Whether or not UK firms should be concerned is a matter of opinion. However, recent cases where US firms have been asked to hand over data stored in their European datacentres (for example Microsoft in Ireland) have caused considerable unease. At the launch of Microsoft Office 365 in Europe in 2011, the managing director of Microsoft UK even went as far as admitting that he could not guarantee that data stored in its European data centres would not end up in the hands of the US government.
There is also a concern that rigorous data protection regulations such as those laid down in Germany will eventually lead to individual nations insisting that data originating within their borders should stay in the country. This could present a particular challenge because of the technical and cost implications of moving from one cloud provider to another.
Organisations are often eager to get into a cloud ‘relationship’ but few like to think what is going to happen at its end. But a cloud provider might hand back data in an unworkable format at the end of the contract and be uncooperative about helping their former customer to migrate. Consequently, any future regulations of this kind could cause undue chaos and cost.
It’s clear that the ongoing migration to the cloud is inevitable and this is creating a growing sense of urgency about the need to address the thorny data sovereignty issue. Many are covering themselves by choosing a provider which guarantees that data will stay in the UK – preferably one with more than one centre in the country to ensure back-up.
But companies considering outsourcing their data should exercise caution when drawing up contracts, particularly bearing in mind that they will ultimately remain responsible for it wherever it is held. Tensions can arise when an organisation signs up for standard terms which in fact exclude all liabilities. For example, one major US cloud provider has a clause in its agreement which denies liability for any loss, leakage, corruption or damage to data. The data ‘controller’ or owner is still responsible, but is now in a vulnerable position as, in reality, they have no control at all.

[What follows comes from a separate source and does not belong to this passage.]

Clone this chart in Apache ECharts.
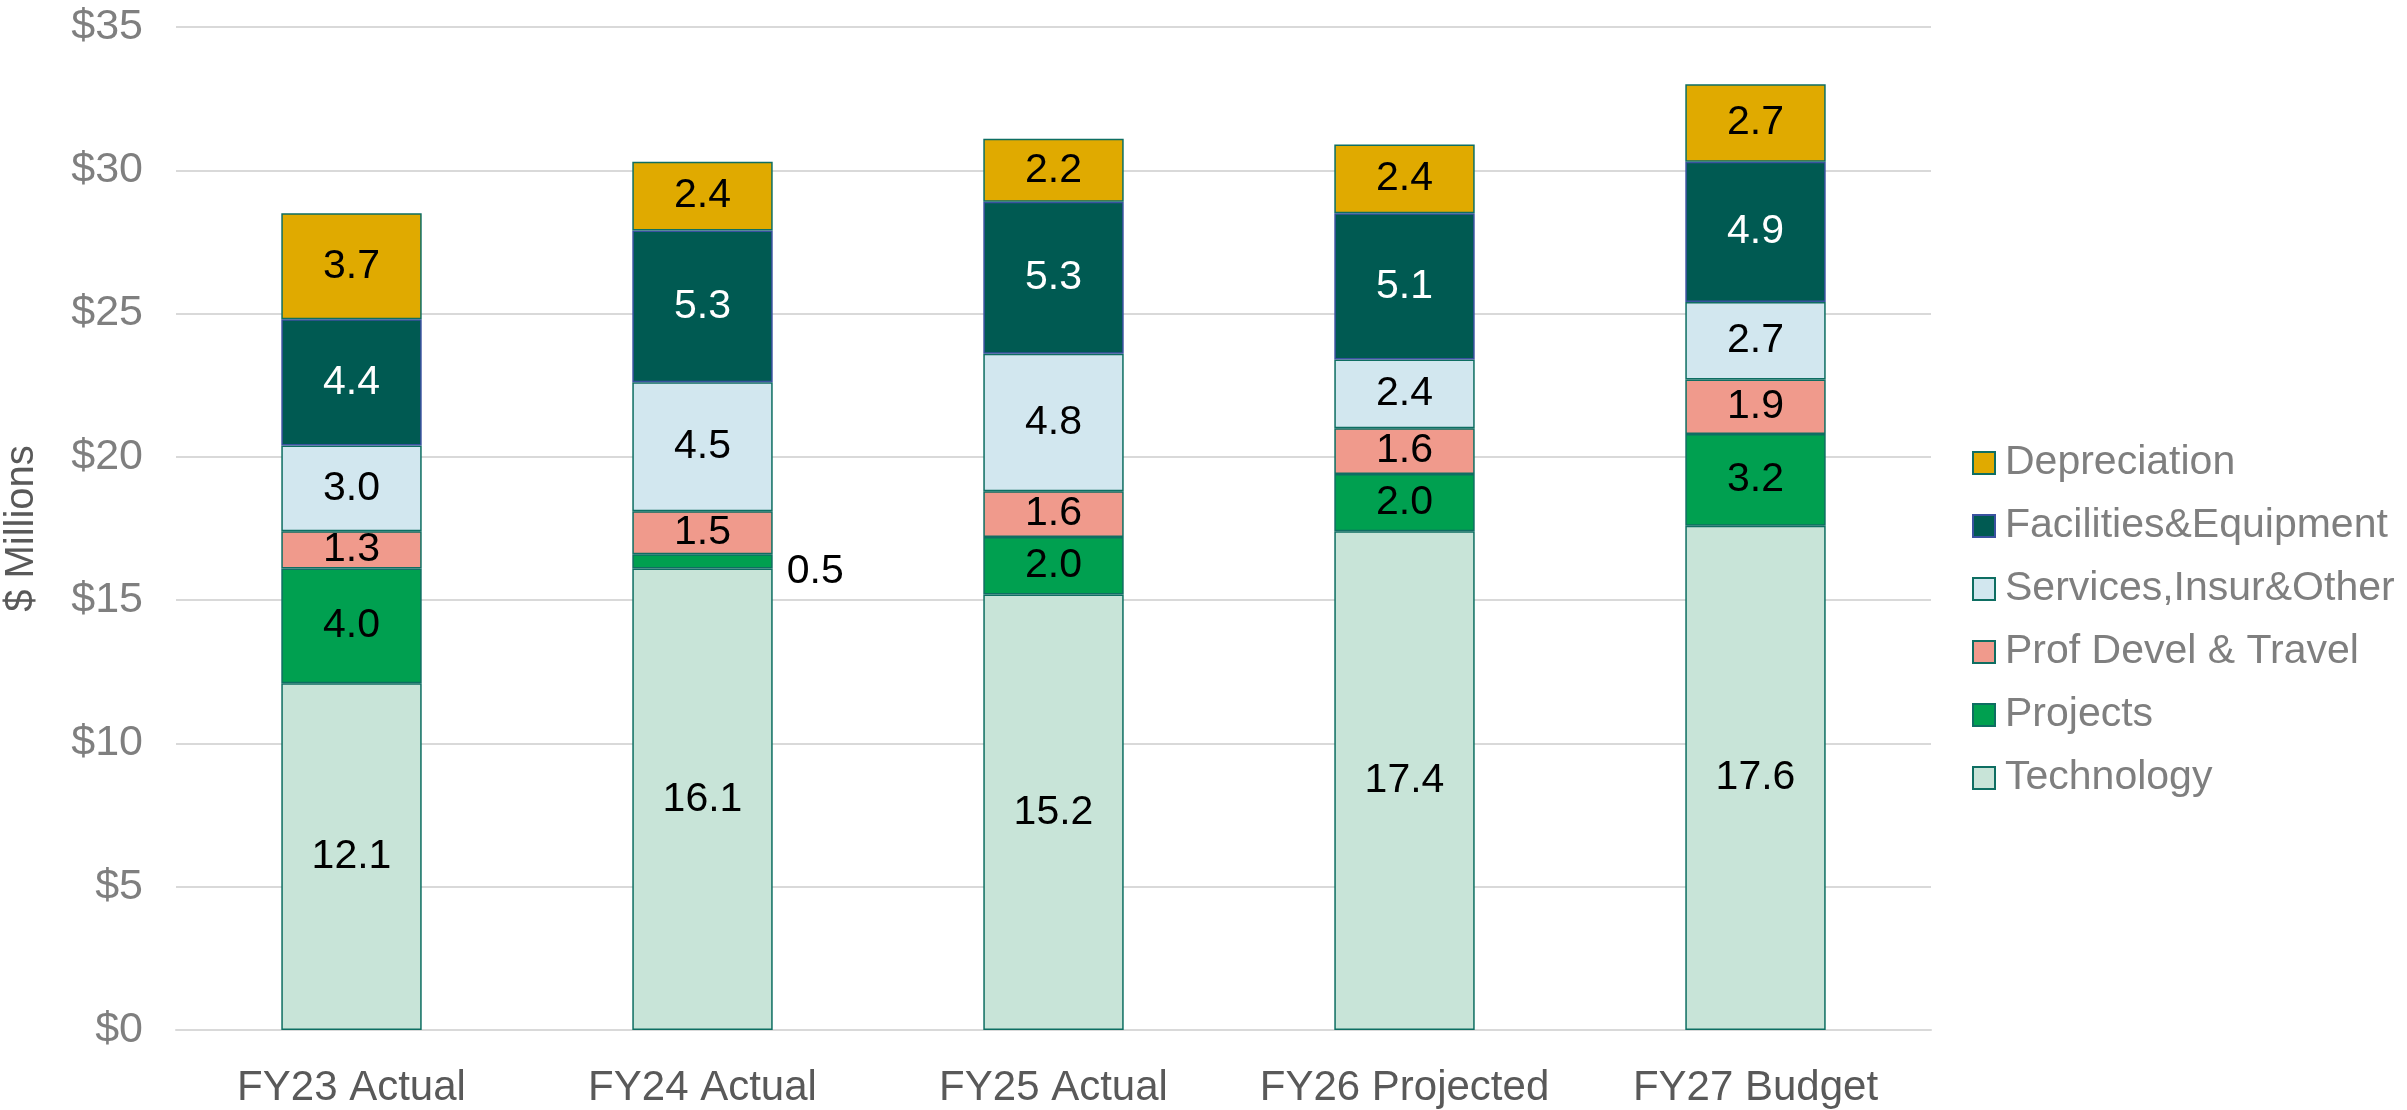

Although a year or two is a long time in technology, it hasn’t been long enough for all these issues surrounding the cloud to be worked out. Outsourcing data and functions such as infrastructure management to a cloud provider can provide multiple benefits and make the difference between mere survival and proactive growth to a business. However, for this to happen it is vital that the relationship between provider and customer is one of trust and cooperation.